**COLLECTED DATA**
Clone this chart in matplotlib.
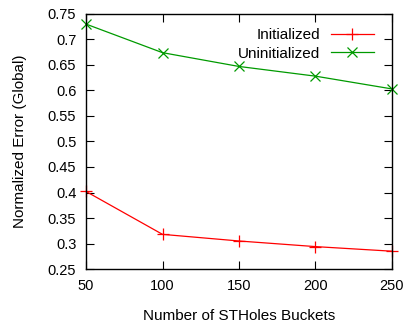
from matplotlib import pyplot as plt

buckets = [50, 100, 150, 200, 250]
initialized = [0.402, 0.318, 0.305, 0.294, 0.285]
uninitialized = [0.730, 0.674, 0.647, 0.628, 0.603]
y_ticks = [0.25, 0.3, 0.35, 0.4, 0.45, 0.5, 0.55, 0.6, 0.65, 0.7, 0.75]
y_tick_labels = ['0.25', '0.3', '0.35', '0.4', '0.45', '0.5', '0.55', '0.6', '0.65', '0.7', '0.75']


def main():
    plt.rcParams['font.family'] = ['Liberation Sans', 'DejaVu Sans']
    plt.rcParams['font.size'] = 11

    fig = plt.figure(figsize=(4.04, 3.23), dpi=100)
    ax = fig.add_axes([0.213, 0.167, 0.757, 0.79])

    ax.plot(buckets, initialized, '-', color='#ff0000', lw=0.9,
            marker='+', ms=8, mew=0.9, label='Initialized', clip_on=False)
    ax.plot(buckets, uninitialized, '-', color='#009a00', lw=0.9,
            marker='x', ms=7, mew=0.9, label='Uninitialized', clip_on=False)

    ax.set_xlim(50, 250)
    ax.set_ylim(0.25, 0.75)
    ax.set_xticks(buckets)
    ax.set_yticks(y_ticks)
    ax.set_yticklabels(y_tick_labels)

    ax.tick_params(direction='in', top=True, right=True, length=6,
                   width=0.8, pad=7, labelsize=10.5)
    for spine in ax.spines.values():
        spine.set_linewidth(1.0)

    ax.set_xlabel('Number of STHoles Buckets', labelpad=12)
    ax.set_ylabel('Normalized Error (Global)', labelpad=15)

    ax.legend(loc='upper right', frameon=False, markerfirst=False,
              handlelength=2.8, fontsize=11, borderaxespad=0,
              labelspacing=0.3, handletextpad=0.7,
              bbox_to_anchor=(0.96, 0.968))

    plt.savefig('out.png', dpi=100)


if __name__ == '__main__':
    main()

**GIVEN PROBLEM**
Reproduce the listing above exactly, excluding all pictures.

**WRITTEN ANSWER**
Clone this chart in matplotlib.
from matplotlib import pyplot as plt

buckets = [50, 100, 150, 200, 250]
initialized = [0.402, 0.318, 0.305, 0.294, 0.285]
uninitialized = [0.730, 0.674, 0.647, 0.628, 0.603]
y_ticks = [0.25, 0.3, 0.35, 0.4, 0.45, 0.5, 0.55, 0.6, 0.65, 0.7, 0.75]
y_tick_labels = ['0.25', '0.3', '0.35', '0.4', '0.45', '0.5', '0.55', '0.6', '0.65', '0.7', '0.75']


def main():
    plt.rcParams['font.family'] = ['Liberation Sans', 'DejaVu Sans']
    plt.rcParams['font.size'] = 11

    fig = plt.figure(figsize=(4.04, 3.23), dpi=100)
    ax = fig.add_axes([0.213, 0.167, 0.757, 0.79])

    ax.plot(buckets, initialized, '-', color='#ff0000', lw=0.9,
            marker='+', ms=8, mew=0.9, label='Initialized', clip_on=False)
    ax.plot(buckets, uninitialized, '-', color='#009a00', lw=0.9,
            marker='x', ms=7, mew=0.9, label='Uninitialized', clip_on=False)

    ax.set_xlim(50, 250)
    ax.set_ylim(0.25, 0.75)
    ax.set_xticks(buckets)
    ax.set_yticks(y_ticks)
    ax.set_yticklabels(y_tick_labels)

    ax.tick_params(direction='in', top=True, right=True, length=6,
                   width=0.8, pad=7, labelsize=10.5)
    for spine in ax.spines.values():
        spine.set_linewidth(1.0)

    ax.set_xlabel('Number of STHoles Buckets', labelpad=12)
    ax.set_ylabel('Normalized Error (Global)', labelpad=15)

    ax.legend(loc='upper right', frameon=False, markerfirst=False,
              handlelength=2.8, fontsize=11, borderaxespad=0,
              labelspacing=0.3, handletextpad=0.7,
              bbox_to_anchor=(0.96, 0.968))

    plt.savefig('out.png', dpi=100)


if __name__ == '__main__':
    main()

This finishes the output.